The fact that if an ACO or its physicians do four HbA1c tests per year for the management of Diabetes Mellitus, it does not mean that the medical and financial outcomes will improve. This defect in process measurements applies to many chronic diseases.  The management of chronic diseases and their complication account for 80% of the healthcare dollars spent. 

ACOs must have a minimum size of 5,000 “ Medicare ensured lives”. This is not possible with small practices. The net margin is too small for Medicare to overload a small group practice with 5,00 Medicare patients at present rates of reimbursement. Reimbursement is projected to become even smaller.
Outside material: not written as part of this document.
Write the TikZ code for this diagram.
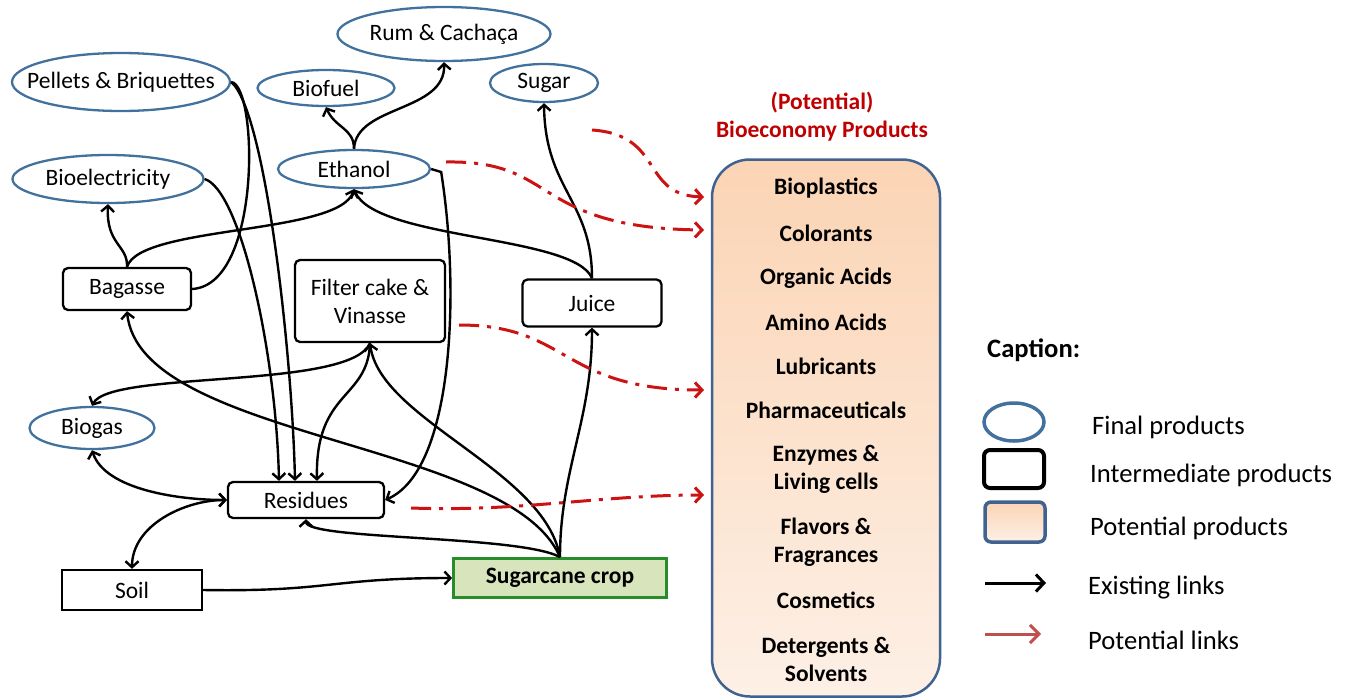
\documentclass[tikz,border=0pt]{standalone}
\usepackage{fontspec}
\setmainfont{Carlito}
\usetikzlibrary{shapes.geometric,arrows.meta}
\definecolor{ellblue}{RGB}{65,113,156}
\definecolor{boxblue}{RGB}{63,98,145}
\definecolor{potred}{RGB}{204,18,18}
\definecolor{legred}{RGB}{192,80,77}
\definecolor{cropgreen}{RGB}{40,140,40}
\definecolor{cropfill}{RGB}{216,228,188}
\definecolor{orTop}{RGB}{251,212,180}
\definecolor{orBot}{RGB}{253,240,230}
\definecolor{titred}{RGB}{192,0,0}
\newcommand\nodefnt{\fontsize{23.5}{28}\selectfont}
\newcommand\legfnt{\fontsize{26.6}{30}\selectfont}
\newcommand\zw[1]{\makebox[0pt]{#1}}
\tikzset{
  fin/.style={ellipse, draw=ellblue, line width=2.3pt, inner sep=0pt, font=\nodefnt},
  inter/.style={rectangle, draw=black, line width=2.3pt, rounded corners=5pt, inner sep=0pt, font=\nodefnt, align=center},
  item/.style={font=\nodefnt\bfseries, align=center, inner sep=0pt},
  legtext/.style={font=\legfnt, anchor=west, inner sep=0pt},
  arr/.style={line width=2.4pt, -{Straight Barb[length=6pt,width=13pt]}},
  arrb/.style={line width=2.4pt, {Straight Barb[length=6pt,width=13pt]}-{Straight Barb[length=6pt,width=13pt]}},
  ln/.style={line width=2.4pt},
  pot/.style={line width=3pt, draw=potred, dash pattern=on 20pt off 8pt on 4pt off 8pt, -{Straight Barb[length=7pt,width=15pt]}}
}
\begin{document}
\begin{tikzpicture}[x=1pt,y=-1pt]
\useasboundingbox (0,0) rectangle (1351,699);

% final products
\node[fin, minimum width=213, minimum height=54] (rum) at (444,34) {\zw{Rum \& Cachaça}};
\node[fin, minimum width=218, minimum height=58] (pel) at (121,82) {\zw{Pellets \& Briquettes}};
\node[fin, minimum width=137, minimum height=36] (bf) at (326,88) {\zw{Biofuel}};
\node[fin, minimum width=108, minimum height=38] (sug) at (544,83) {\zw{Sugar}};
\node[fin, minimum width=191, minimum height=48] (bel) at (108,179) {\zw{Bioelectricity}};
\node[fin, minimum width=152, minimum height=38] (eth) at (354,169) {\zw{Ethanol}};
\node[fin, minimum width=125, minimum height=42] (bgs) at (92,428) {\zw{Biogas}};

% intermediate products
\node[inter, minimum width=128, minimum height=42] (bag) at (127,289) {Bagasse};
\node[inter, minimum width=150, minimum height=82] (fil) at (370,301) {Filter cake \&\\Vinasse};
\node[inter, minimum width=139, minimum height=47] (jui) at (592,303) {Juice};
\node[inter, minimum width=156, minimum height=36] (res) at (306,500) {Residues};
\node[inter, rounded corners=0pt, minimum width=140, minimum height=40] (soil) at (132,590) {Soil};
\node[inter, rounded corners=0pt, draw=cropgreen, fill=cropfill, line width=2.8pt, minimum width=213, minimum height=39, font=\nodefnt\bfseries] (sc) at (560,578) {Sugarcane crop};

% bioeconomy box
\node[font=\nodefnt\bfseries, text=titred, align=center, inner sep=0pt] (tit) at (822,117) {(Potential)\\Bioeconomy Products};
\node[draw=boxblue, line width=2.5pt, rounded corners=38pt, top color=orTop, bottom color=orBot, minimum width=228, minimum height=537] (bio) at (826,428) {};
\node[item] (i1) at (826,188) {Bioplastics};
\node[item] (i2) at (826,233) {Colorants};
\node[item] (i3) at (826,278) {Organic Acids};
\node[item] (i4) at (826,322) {Amino Acids};
\node[item] (i5) at (826,366) {Lubricants};
\node[item] (i6) at (826,410) {Pharmaceuticals};
\node[item] (i7) at (826,469) {Enzymes \&\\Living cells};
\node[item] (i8) at (826,542) {Flavors \&\\Fragrances};
\node[item] (i9) at (826,600) {Cosmetics};
\node[item] (i10) at (826,659) {Detergents \&\\Solvents};

% existing links
\draw[arr] (eth.north) .. controls (354,128) and (335,128) .. (bf.south);
\draw[arr] (eth.north) .. controls (356,105) and (446,112) .. (rum.south);
\draw[arr] (bag.north) .. controls (128,245) and (106,245) .. (bel.south);
\draw[arr] (bag.north) .. controls (140,225) and (340,235) .. (eth.south);
\draw[arr] (jui.north) .. controls (575,235) and (375,240) .. (eth.south);
\draw[arr] (jui.north) .. controls (592,200) and (545,190) .. (sug.south);
\draw[ln] (bag.east) .. controls (262,285) and (258,85) .. (pel.east);
\draw[arr] (pel.east) .. controls (265,110) and (292,350) .. ([xshift=-11pt]res.north);
\draw[arr] (bel.east) .. controls (240,190) and (276,350) .. ([xshift=-27pt]res.north);
\draw[arr] (eth.east) -- ++(10,3) .. controls (460,290) and (454,470) .. (res.east);
\draw[arr] (sc.north) .. controls (545,470) and (380,420) .. (fil.south);
\draw[arr] (fil.south) .. controls (350,390) and (110,370) .. (bgs.north);
\draw[arr] (fil.south) .. controls (368,400) and (315,390) .. ([xshift=11pt]res.north);
\draw[arr] (sc.north) .. controls (510,440) and (140,440) .. (bag.south);
\draw[arr] (sc.north) .. controls (560,470) and (592,420) .. (jui.south);
\draw[arr] (sc.north) .. controls (520,535) and (306,540) .. (res.south);
\draw[arr] (soil.east) .. controls (330,592) and (330,578) .. (sc.west);
\draw[arrb] (soil.north) .. controls (132,525) and (185,500) .. (res.west);
\draw[arrb] (bgs.south) .. controls (105,490) and (180,500) .. (res.west);

% potential links
\coordinate (r1) at (592,130);
\coordinate (p1) at (704,197);
\coordinate (p2) at (704,230);
\coordinate (p3) at (704,390);
\coordinate (p4) at (704,495);
\draw[pot] (r1) .. controls (665,135) and (640,195) .. (p1);
\draw[pot] ([shift={(15,-7)}]eth.east) .. controls (560,160) and (530,228) .. (p2);
\draw[pot] ([shift={(13,24)}]fil.east) .. controls (570,325) and (560,390) .. (p3);
\draw[pot] ([shift={(26,8)}]res.east) .. controls (520,512) and (600,495) .. (p4);

% legend
\node[font=\legfnt\bfseries, anchor=west, inner sep=0pt] (cap) at (987,350) {Caption:};
\node[ellipse, draw=ellblue, line width=3.5pt, minimum width=60, minimum height=38] (lg1) at (1014,422) {};
\node[draw=black, line width=4pt, rounded corners=6pt, minimum width=60, minimum height=38] (lg2) at (1014,469) {};
\node[draw=boxblue, line width=3.5pt, rounded corners=6pt, top color=orTop, bottom color=orBot, minimum width=60, minimum height=40] (lg3) at (1015,522) {};
\coordinate (la1) at (985,583);
\coordinate (la2) at (1046,583);
\coordinate (lb1) at (985,634);
\coordinate (lb2) at (1041,634);
\draw[line width=3pt, -{Straight Barb[length=8pt,width=17pt]}] (la1) -- (la2);
\draw[line width=3pt, draw=legred, -{Straight Barb[length=9pt,width=18pt]}] (lb1) -- (lb2);
\node[legtext] (t1) at (1092,427) {Final products};
\node[legtext] (t2) at (1090,475) {Intermediate products};
\node[legtext] (t3) at (1090,528) {Potential products};
\node[legtext] (t4) at (1088,588) {Existing links};
\node[legtext] (t5) at (1088,640) {Potential links};
\end{tikzpicture}
\end{document}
CMS has already picked the groups (identified by Dr. Don Berwick’s Institute for Healthcare Improvement) who will qualify for ACOs. They are supposedly low cost/high quality groups. The goal is to create ACOs with integrated healthcare systems who salary physicians. Physicians in those organizations are supposedly used to working closely together. There should be an emphasis on primary care physicians.  The government will then let the hospital systems and physicians fight over dividing the government reimbursement.

 ACOs are not for everyone. If the ACO is fragmented, with weak physician leadership and high usage of independent specialists, it will difficult to have a high-performing ACO. Even if an ACO is low cost and high quality it will be difficult to be profitable as reimbursement is decreased. If Medicaid is added to the scheme hospital systems will fail

The only advantage is that the ACO might be too big to fail. The government will be forced to bail them out.

 The opinions expressed in the blog “Repairing The Healthcare System” are, mine and mine alone.

 

 

 

 

 

 

 

  • Dan

    I think that the ACOs are designed to fail and here is why. ACOs are similar to the PPOs of the 1980s and 90s in which physician groups were formed to “accept risk” from the insurance companies with the hope of a monetary reward and many went bankrupt. Accepting risk makes the physician group whether a PPO or ACO the defacto insurance company. The reason they fail is because the physician can not be both the patient advocate and the insurance company denier of care. If the physician group(ACO) denies care they will be sued and go bankrupt. If the ACO doesn’t deny care they will be penalized for overspending and also go bankrupt.
    When they go bankrupt the government will bail them out, but will take over all their assets, nationalizing the system a piece at a time. A private system will then not be allowed or able to reconstitute. That in my humble opinion is the end game.